START Supplied information

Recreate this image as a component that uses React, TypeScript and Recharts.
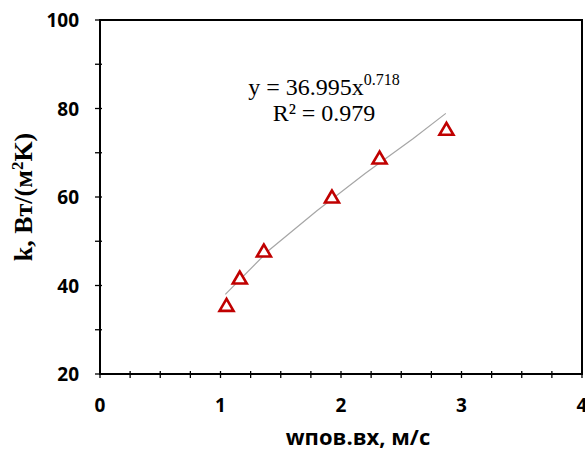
import React from "react";
import { ScatterChart, Scatter, XAxis, YAxis, ReferenceArea } from "recharts";

// measured points
const wValues = [1.05, 1.16, 1.36, 1.925, 2.32, 2.875];
const kValues = [35.5, 41.7, 47.8, 60.0, 68.8, 75.3];

// power trendline as drawn in the picture
const trendW = [1.04, 1.4, 1.8, 2.2, 2.6, 2.87];
const trendK = [38.0, 47.9, 56.9, 65.3, 73.2, 78.9];

const xTicks = [0, 0.25, 0.5, 0.75, 1, 1.25, 1.5, 1.75, 2, 2.25, 2.5, 2.75, 3, 3.25, 3.5, 3.75, 4];
const yTicks = [20, 30, 40, 50, 60, 70, 80, 90, 100];
const yLabels = [20, 40, 60, 80, 100];

const points = wValues.map((w, i) => ({ w, k: kValues[i] }));
const trend = trendW.map((w, i) => ({ w, k: trendK[i] }));

const SANS = "'Open Sans', sans-serif";
const SERIF = "'Liberation Serif', 'Times New Roman', serif";

const XTick = (props: any) => {
  const { x, y, payload } = props;
  const major = Number.isInteger(payload.value);
  return (
    <g>
      <line x1={x} x2={x} y1={y - 3} y2={y + 4} stroke="#000" strokeWidth={1.3} />
      {major && (
        <text x={x} y={y + 38} textAnchor="middle" fontFamily={SANS} fontWeight={700} fontSize={19} fill="#000">
          {payload.value}
        </text>
      )}
    </g>
  );
};

const YTick = (props: any) => {
  const { x, y, payload } = props;
  const major = yLabels.includes(payload.value);
  return (
    <g>
      <line x1={x - 5} x2={x + 2} y1={y} y2={y} stroke="#000" strokeWidth={1.3} />
      {major && (
        <text x={x - 21} y={y + 7} textAnchor="end" fontFamily={SANS} fontWeight={700} fontSize={19} fill="#000">
          {payload.value}
        </text>
      )}
    </g>
  );
};

const Triangle = (props: any) => {
  const { cx, cy } = props;
  return (
    <polygon
      points={`${cx},${cy - 6.5} ${cx - 7},${cy + 5.5} ${cx + 7},${cy + 5.5}`}
      fill="#fff"
      stroke="#C00000"
      strokeWidth={2.6}
      strokeLinejoin="miter"
    />
  );
};

const NoDot = () => <g />;

export default function App() {
  return (
    <div style={{ position: "absolute", left: 0, top: 0, background: "#fff" }}>
      <ScatterChart width={585} height={453} margin={{ top: 20, right: 3, bottom: 0, left: 0 }}>
        <XAxis
          type="number"
          dataKey="w"
          domain={[0, 4]}
          ticks={xTicks}
          interval={0}
          height={79}
          tickSize={0}
          tickMargin={0}
          tickLine={false}
          tick={<XTick />}
          axisLine={{ stroke: "#000", strokeWidth: 2 }}
        />
        <YAxis
          type="number"
          dataKey="k"
          domain={[20, 100]}
          ticks={yTicks}
          interval={0}
          width={100}
          tickSize={0}
          tickMargin={0}
          tickLine={false}
          tick={<YTick />}
          axisLine={{ stroke: "#000", strokeWidth: 2 }}
        />
        <ReferenceArea x1={0} x2={4} y1={20} y2={100} fill="none" stroke="#000" strokeWidth={2} />
        <Scatter
          data={trend}
          line={{ stroke: "#a6a6a6", strokeWidth: 1.2 }}
          lineType="joint"
          shape={<NoDot />}
          isAnimationActive={false}
        />
        <Scatter data={points} shape={<Triangle />} isAnimationActive={false} />
        <text x={324} y={95} textAnchor="middle" fontFamily={SERIF} fontSize={24} fill="#000">
          y = 36.995x
          <tspan dy={-10} fontSize={16}>0.718</tspan>
        </text>
        <text x={324} y={121} textAnchor="middle" fontFamily={SERIF} fontSize={24} fill="#000">
          R² = 0.979
        </text>
        <text x={358} y={445} textAnchor="middle" fontFamily={SANS} fontWeight={700} fontSize={22} fill="#000">
          wпов.вх, м/с
        </text>
        <text
          transform="translate(32, 197) rotate(-90)"
          textAnchor="middle"
          fontFamily={SERIF}
          fontWeight={700}
          fontSize={26}
          fill="#000"
        >
          k, Вт/(м
          <tspan dy={-9} fontSize={17}>2</tspan>
          <tspan dy={9}>K)</tspan>
        </text>
      </ScatterChart>
    </div>
  );
}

END Supplied information

Challenge ::
Emit the lines of the material exactly, from its first line to the line containing "XAxis, YAxis, ReferenceArea", inclusive; leave every picture out.

Exercise response ::
Recreate this image as a component that uses React, TypeScript and Recharts.
import React from "react";
import { ScatterChart, Scatter, XAxis, YAxis, ReferenceArea } from "recharts";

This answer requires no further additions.